Have something to share? Submit your news here for inclusion in a future update.


Amy Braziller published a flash fiction piece, “Final Exam” in Hobart.

Nancy Brewka-Clark’s debut poetry collection Beautiful Corpus has been published by Kelsay Books. She is the winner of the 2019 Amy Lowell Poetry Prize.

The Colorado Independent Publisher Awards recently announced that Paloma Capanna’s book “Nearly Fifty” is a finalist for a CIPA-EVVY 2020 award. “Nearly Fifty” is a collection of essays with a central theme of surviving life’s messy, unscheduled bits. Find it wherever books are sold, including Park Road Books in Charlotte, North Carolina.

Wendy Fontaine’s essay, “An Embarrassment of Riches,” won the 2020 Creative Nonfiction Contest at Hunger Mountain.

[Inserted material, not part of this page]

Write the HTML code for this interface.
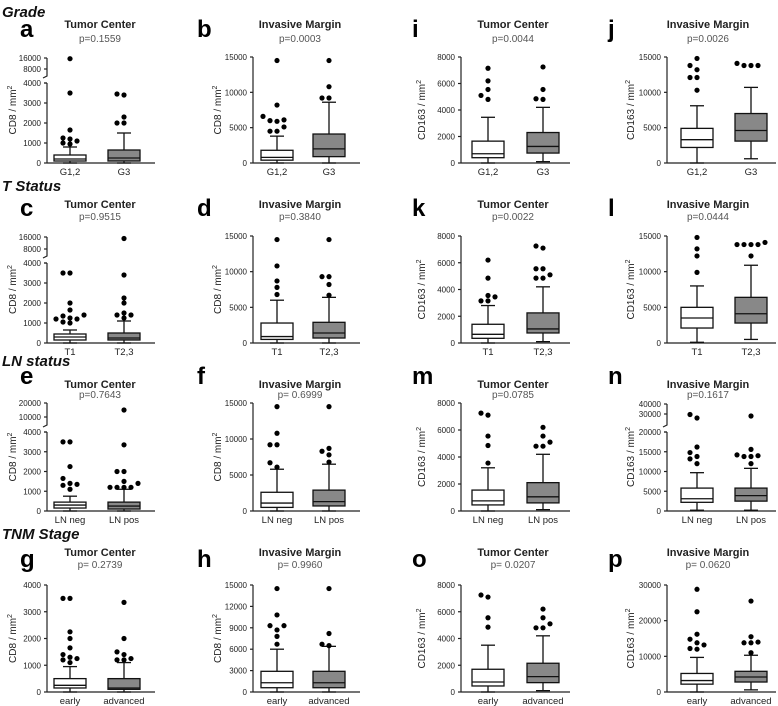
<!DOCTYPE html>
<html><head><meta charset="utf-8">
<style>
body{margin:0;background:#fff;}
svg{display:block;font-family:"Liberation Sans",Arial,sans-serif;}
</style></head>
<body>
<svg id="fig" width="778" height="706" viewBox="0 0 778 706"></svg>
<script>
// ---- data ----
const aBox1=[0,100,200,400,800], aBox2=[0,100,250,650,1500];
const aOut1=[1250,1100,950,1000,1200,1650,3500,15500], aOut2=[2300,2000,2000,3450,3400];
const bBox1=[0,400,800,1800,3800], bBox2=[0,900,2000,4100,8600];
const bOut1=[4500,4500,5100,5900,6000,6100,6600,8200,14500], bOut2=[9200,9200,10800,14500];
const iBox1=[0,400,700,1650,3450], iBox2=[100,750,1250,2300,4200];
const iOut1=[4800,5100,5550,6200,7150], iOut2=[4800,4850,5550,7250];
const jBox1=[0,2200,3300,4900,8100], jBox2=[600,3100,4600,7000,10700];
const jOut1=[10300,12100,12100,13200,13800,14800], jOut2=[13800,13800,13800,14100];
const cBox1=[0,150,300,450,650], cBox2=[0,150,250,500,1100];
const cOut1=[1000,1050,1200,1200,1250,1350,1400,1650,2000,3500,3500], cOut2=[1250,1400,1400,1500,2000,2250,3400,15000];
const dBox1=[0,500,900,2800,6000], dBox2=[0,700,1400,2900,6400];
const dOut1=[6800,7800,8700,10800,14500], dOut2=[6700,8200,9300,9300,14500];
const kBox1=[0,350,650,1400,2800], kBox2=[100,750,1050,2250,4200];
const kOut1=[3150,3150,3450,3550,4850,6200], kOut2=[4850,4850,5100,5550,5550,7100,7250];
const lBox1=[100,2100,3500,5000,8000], lBox2=[500,2800,4100,6400,10900];
const lOut1=[9900,12200,13200,14800], lOut2=[12200,13800,13800,13800,13800,14100];
const eBox1=[0,150,300,450,750], eBox2=[0,100,250,450,1100];
const eOut1=[1100,1300,1350,1400,1650,2250,3500,3500], eOut2=[1200,1200,1200,1200,1400,1500,2000,2000,3350,15000];
const fBox1=[0,500,1100,2600,5800], fBox2=[0,700,1300,2900,6500];
const fOut1=[6100,6700,9200,9200,10800,14500], fOut2=[6800,7800,8300,8700,14500];
const mBox1=[0,450,750,1550,3200], mBox2=[100,600,1050,2100,4200];
const mOut1=[3550,4850,5550,7100,7250], mOut2=[4800,4800,5100,5550,6200];
const nBox1=[200,2200,3100,5800,9700], nBox2=[200,2500,3900,5800,10800];
const nOut1=[12000,13200,13800,14800,16200,26000,29500], nOut2=[12000,13800,13800,14000,14200,15600,28000];
const gBox1=[0,150,250,500,950], gBox2=[0,100,150,500,1100];
const gOut1=[1100,1200,1250,1300,1400,1650,2000,2250,3500,3500], gOut2=[1200,1200,1250,1400,1500,2000,3350];
const hBox1=[0,600,1300,2900,6000], hBox2=[0,600,1300,2900,6400];
const hOut1=[6700,7800,8700,9300,9300,10800,14500], hOut2=[6500,6700,8200,14500];
const oBox1=[0,450,750,1700,3500], oBox2=[100,700,1150,2150,4200];
const oOut1=[4850,5550,7100,7250], oOut2=[4800,4800,5100,5550,6200];
const pBox1=[0,2200,3200,5200,9700], pBox2=[600,2800,4200,5800,10300];
const pOut1=[12000,12200,13200,13800,14800,16200,22500,28800], pOut2=[11000,13800,13800,14000,15500,25500];

const ticks4k=[0,1000,2000,3000,4000], ticks8k=[0,2000,4000,6000,8000], ticks15k=[0,5000,10000,15000];
const ticks15k3=[0,3000,6000,9000,12000,15000], ticks20k=[0,5000,10000,15000,20000], ticks30k=[0,10000,20000,30000];
const upA=[8000,16000], upE=[10000,20000], upN=[30000,40000];
const pVals=["p=0.1559","p=0.0003","p=0.0044","p=0.0026","p=0.9515","p=0.3840","p=0.0022","p=0.0444",
 "p=0.7643","p= 0.6999","p=0.0785","p=0.1617","p= 0.2739","p= 0.9960","p= 0.0207","p= 0.0620"];
const cats=[["G1,2","G3"],["T1","T2,3"],["LN neg","LN pos"],["early","advanced"]];

// ---- layout ----
const rows=[{y0:163,top:57,title:28,p:42,letter:37},{y0:343,top:236,title:208,p:220,letter:216},
 {y0:511,top:403,title:388,p:398,letter:384},{y0:692,top:585,title:556,p:568,letter:567}];
const cols=[{ax:47,c1:70,c2:124,end:155,let:20,tx:100,yt:12},{ax:253,c1:277,c2:329,end:360,let:197,tx:300,yt:217},
 {ax:461,c1:488,c2:543,end:570,let:412,tx:513,yt:421},{ax:667,c1:697,c2:751,end:776,let:608,tx:708,yt:630}];
const panels=[
 {L:'a',r:0,c:0,b1:aBox1,b2:aBox2,o1:aOut1,o2:aOut2,t:ticks4k,up:upA,upPx:[69,58],lowTop:83,upTop:58,upBot:76},
 {L:'b',r:0,c:1,b1:bBox1,b2:bBox2,o1:bOut1,o2:bOut2,t:ticks15k},
 {L:'i',r:0,c:2,b1:iBox1,b2:iBox2,o1:iOut1,o2:iOut2,t:ticks8k},
 {L:'j',r:0,c:3,b1:jBox1,b2:jBox2,o1:jOut1,o2:jOut2,t:ticks15k},
 {L:'c',r:1,c:0,b1:cBox1,b2:cBox2,o1:cOut1,o2:cOut2,t:ticks4k,up:upA,upPx:[249,237],lowTop:263,upTop:237,upBot:256},
 {L:'d',r:1,c:1,b1:dBox1,b2:dBox2,o1:dOut1,o2:dOut2,t:ticks15k},
 {L:'k',r:1,c:2,b1:kBox1,b2:kBox2,o1:kOut1,o2:kOut2,t:ticks8k},
 {L:'l',r:1,c:3,b1:lBox1,b2:lBox2,o1:lOut1,o2:lOut2,t:ticks15k},
 {L:'e',r:2,c:0,b1:eBox1,b2:eBox2,o1:eOut1,o2:eOut2,t:ticks4k,up:upE,upPx:[417,403],lowTop:432,upTop:403,upBot:425},
 {L:'f',r:2,c:1,b1:fBox1,b2:fBox2,o1:fOut1,o2:fOut2,t:ticks15k},
 {L:'m',r:2,c:2,b1:mBox1,b2:mBox2,o1:mOut1,o2:mOut2,t:ticks8k},
 {L:'n',r:2,c:3,b1:nBox1,b2:nBox2,o1:nOut1,o2:nOut2,t:ticks20k,up:upN,upPx:[414,404],lowTop:432,upTop:404,upBot:425},
 {L:'g',r:3,c:0,b1:gBox1,b2:gBox2,o1:gOut1,o2:gOut2,t:ticks4k},
 {L:'h',r:3,c:1,b1:hBox1,b2:hBox2,o1:hOut1,o2:hOut2,t:ticks15k3},
 {L:'o',r:3,c:2,b1:oBox1,b2:oBox2,o1:oOut1,o2:oOut2,t:ticks8k},
 {L:'p',r:3,c:3,b1:pBox1,b2:pBox2,o1:pOut1,o2:pOut2,t:ticks30k}
];
const headings=[["Grade",17],["T Status",191],["LN status",366],["TNM Stage",539]];

const NS="http://www.w3.org/2000/svg", svg=document.getElementById('fig');
function mk(tag,at,parent,txt){const e=document.createElementNS(NS,tag);for(const k in at)e.setAttribute(k,at[k]);if(txt!==undefined)e.textContent=txt;(parent||svg).appendChild(e);return e;}

headings.forEach(h=>{
 const t=mk('text',{x:2,y:h[1],'font-size':15,'font-weight':'bold','font-style':'italic',fill:'#111'},svg,h[0]);
 
 
});

panels.forEach((P,pi)=>{
 const R=rows[P.r],C=cols[P.c];
 const g=mk('g',{});
 
 
 const lowMax=P.t[P.t.length-1], lowTop=P.lowTop||R.top;
 const y=v=>{
  if(P.up && v>lowMax){const [v1,v2]=P.up,[p1,p2]=P.upPx;return p1+(v-v1)*(p2-p1)/(v2-v1);}
  return R.y0-(v/lowMax)*(R.y0-lowTop);
 };
 // letter, title, p
 const lt=mk('text',{x:C.let,y:R.letter,'font-size':24,'font-weight':'bold'},g,P.L);
 
 
 const tt=mk('text',{x:C.tx,y:R.title,'font-size':11,'font-weight':'bold','text-anchor':'middle',fill:'#222'},g,P.c%2===0?'Tumor Center':'Invasive Margin');
 
 
 const pt=mk('text',{x:C.tx,y:R.p,'font-size':10,'text-anchor':'middle',fill:'#555'},g,pVals[pi]);
 
 
 // y title
 const yl=mk('text',{transform:`translate(${C.yt+4},${(R.y0+R.top)/2}) rotate(-90)`,'font-size':10,'text-anchor':'middle',fill:'#222'},g);
 
 
 yl.appendChild(document.createTextNode(P.c<2?'CD8 / mm':'CD163 / mm'));
 mk('tspan',{dy:-4,'font-size':7},yl,'2');
 // axes
 const ax=mk('g',{stroke:'#222','stroke-width':1.2,fill:'none'},g);
 
 
 mk('line',{x1:C.ax,y1:R.y0,x2:C.ax,y2:lowTop},ax);
 mk('line',{x1:C.ax,y1:R.y0,x2:C.end,y2:R.y0},ax);
 const tickList=P.t.map(v=>[v,y(v)]);
 if(P.up){
  mk('path',{d:`M${C.ax-3},${lowTop} L${C.ax},${lowTop}`},ax);
  mk('path',{d:`M${C.ax},${P.upTop} L${C.ax},${P.upBot} L${C.ax-4},${P.upBot+2}`},ax);
  P.up.forEach(v=>tickList.push([v,y(v)]));
 }
 tickList.forEach(([v,py])=>{
  mk('line',{x1:C.ax-3,y1:py,x2:C.ax,y2:py},ax);
  const tl=mk('text',{x:C.ax-6,y:py+3,'font-size':8,'text-anchor':'end',fill:'#222',stroke:'none'},g,String(v));
  
  
 });
 // boxes
 [[P.b1,P.o1,C.c1,'#fff'],[P.b2,P.o2,C.c2,'#888']].forEach(([b,o,cx,fill],gi)=>{
  const bg=mk('g',{stroke:'#111','stroke-width':1.3},g);
  
  
  const w=32,cap=7;
  mk('line',{x1:cx,y1:y(b[4]),x2:cx,y2:y(b[3])},bg);
  mk('line',{x1:cx,y1:y(b[0]),x2:cx,y2:y(b[1])},bg);
  mk('line',{x1:cx-cap,y1:y(b[4]),x2:cx+cap,y2:y(b[4])},bg);
  mk('line',{x1:cx-cap,y1:y(b[0]),x2:cx+cap,y2:y(b[0])},bg);
  mk('rect',{x:cx-w/2,y:y(b[3]),width:w,height:Math.max(1,y(b[1])-y(b[3])),fill:fill},bg);
  mk('line',{x1:cx-w/2,y1:y(b[2]),x2:cx+w/2,y2:y(b[2])},bg);
  const placed=[];
  o.slice().sort((p,q)=>p-q).forEach(v=>{
   const py=y(v);
   const offs=[0,-7,7,-14,14,-21,21];
   let dx=0;
   for(const d of offs){if(!placed.some(q=>Math.abs(q[1]-py)<5&&Math.abs(q[0]-d)<6)){dx=d;break;}}
   placed.push([dx,py]);
   const dot=mk('circle',{cx:cx+dx,cy:py,r:2.6,fill:'#000',stroke:'none'},g);
   
   
  });
  const xl=mk('text',{x:cx,y:R.y0+12,'font-size':9.5,'text-anchor':'middle',fill:'#222'},g,cats[P.r][gi]);
  
  
 });
});
</script>
</body></html>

Joanne Lozar Glenn’s most recent essay, “Encore,” appeared in The Northern Virginia Review (Volume 34, Spring 2020). In April, Joanne also recently modified her annual spring “Get Away Get Writing” retreat for Zoom and is considering pivoting her Fall writing classes for older adults to an online format.

Bernard Grant has published two short stories this year, one in Craft (“The Caregiver”), one in Third Coast (“Well”), and has joined the editorial staff of Tahoma Literary Review as an associate fiction editor.

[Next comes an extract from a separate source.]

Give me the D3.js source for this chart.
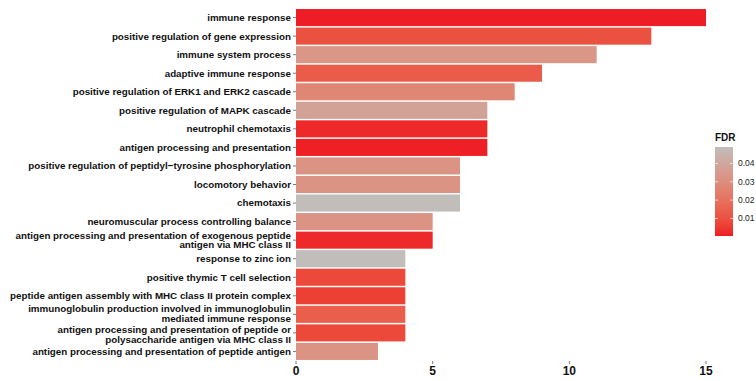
<!DOCTYPE html>
<html>
<head>
<meta charset="utf-8">
<script src="https://cdn.jsdelivr.net/npm/d3@7"></script>
<style>
  html, body { margin: 0; padding: 0; background: #fff; }
  svg { display: block; font-family: "Liberation Sans", Arial, Helvetica, sans-serif; }
</style>
</head>
<body>
<svg id="chart" width="756" height="381"></svg>
<script>
// GO terms, top to bottom
const terms = [
  "immune response",
  "positive regulation of gene expression",
  "immune system process",
  "adaptive immune response",
  "positive regulation of ERK1 and ERK2 cascade",
  "positive regulation of MAPK cascade",
  "neutrophil chemotaxis",
  "antigen processing and presentation",
  "positive regulation of peptidyl\u2212tyrosine phosphorylation",
  "locomotory behavior",
  "chemotaxis",
  "neuromuscular process controlling balance",
  "antigen processing and presentation of exogenous peptide\nantigen via MHC class II",
  "response to zinc ion",
  "positive thymic T cell selection",
  "peptide antigen assembly with MHC class II protein complex",
  "immunoglobulin production involved in immunoglobulin\nmediated immune response",
  "antigen processing and presentation of peptide or\npolysaccharide antigen via MHC class II",
  "antigen processing and presentation of peptide antigen"
];
// gene counts per term
const counts = [15, 13, 11, 9, 8, 7, 7, 7, 6, 6, 6, 5, 5, 4, 4, 4, 4, 4, 3];
// false discovery rate per term
const fdr = [0.0004, 0.010, 0.033, 0.013, 0.027, 0.038, 0.002, 0.0008, 0.032, 0.032,
             0.049, 0.032, 0.002, 0.049, 0.008, 0.006, 0.014, 0.008, 0.032];
const xTicks = [0, 5, 10, 15];
const fdrTicks = [0.01, 0.02, 0.03, 0.04];

const data = terms.map((t, i) => ({ term: t, count: counts[i], fdr: fdr[i] }));

const svg = d3.select("#chart");
const plotLeft = 296, plotRight = 706;

const x = d3.scaleLinear().domain([0, 15]).range([plotLeft, plotRight]);
const y = d3.scaleBand().domain(terms).range([8.3, 360.7]).paddingInner(0.08).paddingOuter(0.04);

const fdrExtent = d3.extent(fdr);
const color = d3.scaleLinear()
  .domain(fdrExtent)
  .range(["#EE1C24", "#C0BDBB"])
  .interpolate(d3.interpolateLab);

// bars
svg.append("g").selectAll("rect")
  .data(data)
  .join("rect")
  .attr("x", x(0))
  .attr("y", d => y(d.term))
  .attr("width", d => x(d.count) - x(0))
  .attr("height", y.bandwidth())
  .attr("fill", d => color(d.fdr));

// y axis: ticks and wrapped labels
const yAxis = svg.append("g").attr("transform", `translate(${plotLeft},0)`);
yAxis.selectAll("line")
  .data(terms)
  .join("line")
  .attr("x1", -3).attr("x2", 0)
  .attr("y1", d => y(d) + y.bandwidth() / 2)
  .attr("y2", d => y(d) + y.bandwidth() / 2)
  .attr("stroke", "#555").attr("stroke-width", 0.8);

// two adjacent wrapped labels are eased apart so their lines do not collide
const labelNudge = { 16: -0.5, 17: 1.5 };
const yLabels = yAxis.selectAll("text")
  .data(terms)
  .join("text")
  .attr("x", -5)
  .attr("text-anchor", "end")
  .attr("font-size", "9.8px")
  .attr("font-weight", "bold")
  .attr("fill", "#111");
yLabels.each(function(d, idx) {
  const lines = d.split("\n");
  const cy = y(d) + y.bandwidth() / 2 + (labelNudge[idx] || 0);
  const lh = 9.6;
  const start = cy - (lines.length - 1) * lh / 2;
  d3.select(this).selectAll("tspan")
    .data(lines)
    .join("tspan")
    .attr("x", -5)
    .attr("y", (l, i) => start + i * lh)
    .attr("dy", "0.35em")
    .text(l => l);
});

// x axis
const xAxis = svg.append("g").attr("transform", "translate(0,361)");
xAxis.selectAll("line")
  .data(xTicks)
  .join("line")
  .attr("x1", d => x(d)).attr("x2", d => x(d))
  .attr("y1", 0).attr("y2", 3)
  .attr("stroke", "#555").attr("stroke-width", 0.8);
xAxis.selectAll("text")
  .data(xTicks)
  .join("text")
  .attr("x", d => x(d))
  .attr("y", 14)
  .attr("text-anchor", "middle")
  .attr("font-size", "12px")
  .attr("font-weight", "bold")
  .attr("fill", "#111")
  .text(d => d);

// colour bar legend
const lgX = 715, lgW = 18, lgTop = 147, lgBottom = 236;
const lgScale = d3.scaleLinear().domain(fdrExtent).range([lgBottom, lgTop]);
const defs = svg.append("defs");
const grad = defs.append("linearGradient")
  .attr("id", "fdrGrad").attr("x1", 0).attr("y1", 1).attr("x2", 0).attr("y2", 0);
d3.range(0, 1.0001, 0.1).forEach(t => {
  grad.append("stop")
    .attr("offset", t)
    .attr("stop-color", color(fdrExtent[0] + t * (fdrExtent[1] - fdrExtent[0])));
});
svg.append("rect")
  .attr("x", lgX).attr("y", lgTop)
  .attr("width", lgW).attr("height", lgBottom - lgTop)
  .attr("fill", "url(#fdrGrad)");

const lg = svg.append("g");
fdrTicks.forEach(v => {
  const ty = lgScale(v);
  lg.append("line").attr("x1", lgX).attr("x2", lgX + 3).attr("y1", ty).attr("y2", ty)
    .attr("stroke", "#fff").attr("stroke-width", 0.8).attr("opacity", 0.8);
  lg.append("line").attr("x1", lgX + lgW - 3).attr("x2", lgX + lgW).attr("y1", ty).attr("y2", ty)
    .attr("stroke", "#fff").attr("stroke-width", 0.8).attr("opacity", 0.8);
  lg.append("text")
    .attr("x", lgX + lgW + 5).attr("y", ty).attr("dy", "0.35em")
    .attr("font-size", "8.5px").attr("fill", "#222")
    .text(v.toFixed(2));
});
lg.append("text")
  .attr("x", lgX).attr("y", 141)
  .attr("font-size", "10px").attr("font-weight", "bold").attr("fill", "#111")
  .text("FDR");
</script>
</body>
</html>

Yolande House published a lyric essay, “This Global Life,” in the premiere issue of Porcupine Literary, a new journal for teachers. She also has essays forthcoming with The Nasiona and The Humber Literary Review, and she will soon be featured on the Byline Breakthrough podcast, hosted on Soundcloud.

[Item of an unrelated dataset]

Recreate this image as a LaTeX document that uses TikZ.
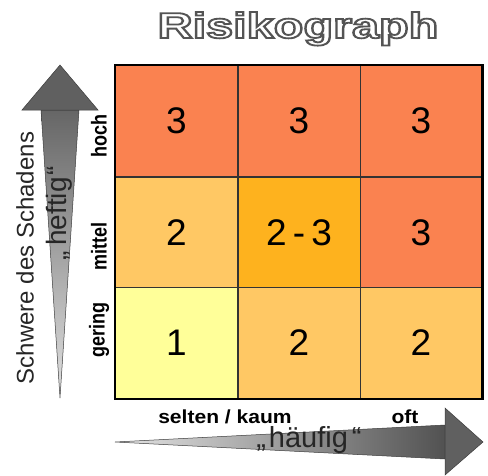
\documentclass[tikz,border=0pt]{standalone}
\usepackage{fontspec}
\setmainfont{Liberation Sans}

\definecolor{riskhigh}{RGB}{250,130,80}
\definecolor{riskmid}{RGB}{255,200,100}
\definecolor{riskmidhigh}{RGB}{254,178,30}
\definecolor{risklow}{RGB}{255,255,153}
\definecolor{arrowdark}{RGB}{96,96,96}
\definecolor{arrowline}{RGB}{60,60,60}

% outlined lettering: white fill, grey stroke (PDF text render mode 2)
\newcommand{\outlinedtext}[1]{{\color{white}%
  \special{pdf:literal direct 2 Tr 1.8 w 0.33 G}#1\special{pdf:literal direct 0 Tr}}}

\tikzset{
  cell/.style={draw=black!80, line width=0.8pt, minimum width=122pt, minimum height=111pt,
               inner sep=0pt, font=\fontsize{37}{37}\selectfont},
  levellabel/.style={font=\bfseries\fontsize{18}{18}\selectfont, inner sep=0pt},
  axistext/.style={text=black!85, inner sep=0pt},
  arrowhead/.style={fill=arrowdark, draw=arrowline, line width=0.5pt},
  arrowshaft/.style={draw=arrowline, line width=0.5pt},
}

\begin{document}
\begin{tikzpicture}[x=1pt, y=-1pt]
\useasboundingbox (0,0) rectangle (488,475);

% title in outlined letters
\node[inner sep=0pt, anchor=base] (title) at (298,38)
  {\scalebox{1.35}[1]{\fontsize{36}{36}\bfseries\outlinedtext{Risikograph}}};

% vertical arrow: severity of damage
\shade[top color=black!60, bottom color=black!12] (41,110) -- (79,110) -- (60,398) -- cycle;
\draw[arrowshaft] (41,110) -- (79,110) -- (60,398) -- cycle;
\draw[arrowhead] (22,110) -- (60,65) -- (98,110) -- cycle;

% horizontal arrow: frequency
\shade[left color=black!10, right color=black!68] (115,442) -- (445,425) -- (445,459) -- cycle;
\draw[arrowshaft] (115,442) -- (445,425) -- (445,459) -- cycle;
\draw[arrowhead] (445,408) -- (483,442) -- (445,475) -- cycle;

% risk matrix cells
\node[cell, fill=riskhigh]    (c13) at (176.5,121) {3};
\node[cell, fill=riskhigh]    (c23) at (299,121)   {3};
\node[cell, fill=riskhigh]    (c33) at (421,121)   {3};
\node[cell, fill=riskmid]     (c12) at (176.5,232.5) {2};
\node[cell, fill=riskmidhigh] (c22) at (299,232.5) {2\,-\,3};
\node[cell, fill=riskhigh]    (c32) at (421,232.5) {3};
\node[cell, fill=risklow]     (c11) at (176.5,343) {1};
\node[cell, fill=riskmid]     (c21) at (299,343)   {2};
\node[cell, fill=riskmid]     (c31) at (421,343)   {2};

% thick outer frame
\draw[line width=2.6pt] (c13.north west) rectangle (c31.south east);

% severity levels
\node[levellabel, rotate=90] (hoch)   at (99,136) {\scalebox{1}[1.2]{hoch}};
\node[levellabel, rotate=90] (mittel) at (99,246) {\scalebox{1}[1.2]{mittel}};
\node[levellabel, rotate=90] (gering) at (99,330) {\scalebox{1}[1.2]{gering}};

% frequency levels
\node[levellabel, anchor=base] (selten) at (225,423) {\scalebox{1.17}[1.05]{selten / kaum}};
\node[levellabel, anchor=base] (oft)    at (405,423) {\scalebox{1.17}[1.05]{oft}};

% axis captions
\node[axistext, rotate=90, font=\fontsize{24}{24}\selectfont] (severity) at (25,258) {Schwere des Schadens};
\node[axistext, rotate=90, font=\fontsize{28}{28}\selectfont] (heftig) at (59,213) {„\hspace{5pt}heftig\hspace{2pt}“};
\node[axistext, anchor=base, font=\fontsize{29}{29}\selectfont] (haeufig) at (309,447) {„\hspace{3pt}häufig\hspace{4pt}“};
\end{tikzpicture}
\end{document}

Jennifer Mattson will be teaching her popular class, The Art of the Essay at NYU in the Fall. It’s open to all.

Kandi Maxwell has published a new essay in the anthology Onward! by Wordrunner eChapbooks | April 2020. Kandi also published a feature essay about living off grid for Boomer Cafe July 2, 2020.

This spring, Anne Pinkerton was honored to publish the essays, “Words with Tommy” in Entropy Magazine, “The Hell of Book Proposal Writing” in Multiplicity Magazine, “Linus and B” in the Dead Mule School for Southern Literature, and “Survivor’s Debt” In Ars Medica.

Kat Read’s essay “Appetite” was published in Pangyrus.

Kirsten Reneau published a new essay “Why Do You Feel Always Sad” in Issue 22 of Santa Fe Writers Project Quarterly this August. She will also be publishing a new piece, “How the Cicada Screams”, in The Threepenny Review later this year.

Marsh Rose signed a contact with Sunbury Press to publish her novel, Escape Routes. (Release date TBA.) Marsh also won first prize for creative nonfiction from New Millennium Writings for “False Memory” in 2018.

Jeffrey Seitzer published “It turns out quarantining does not mean you can take a break from parenting” in the June 18 online edition of the Omaha World-Herald.

Christie Tate’s debut memoir Group: How One Therapist and a Circle of Strangers Saved My Life will be published this fall by Avid Reader Press.

Kirsten Voris published a new essay “Bohemian Rhapsody, With Grubs” in Sonora Review Online on June 16. Her blog post “On Being A Tugboat” appeared on the Brevity Blog on July 28. And her short essay “Kirsten Slept Here: Part One, Otel Part One, Otel Büyük Erşan, Ankara, Turkey” ran on The Daily Drunk on August 5.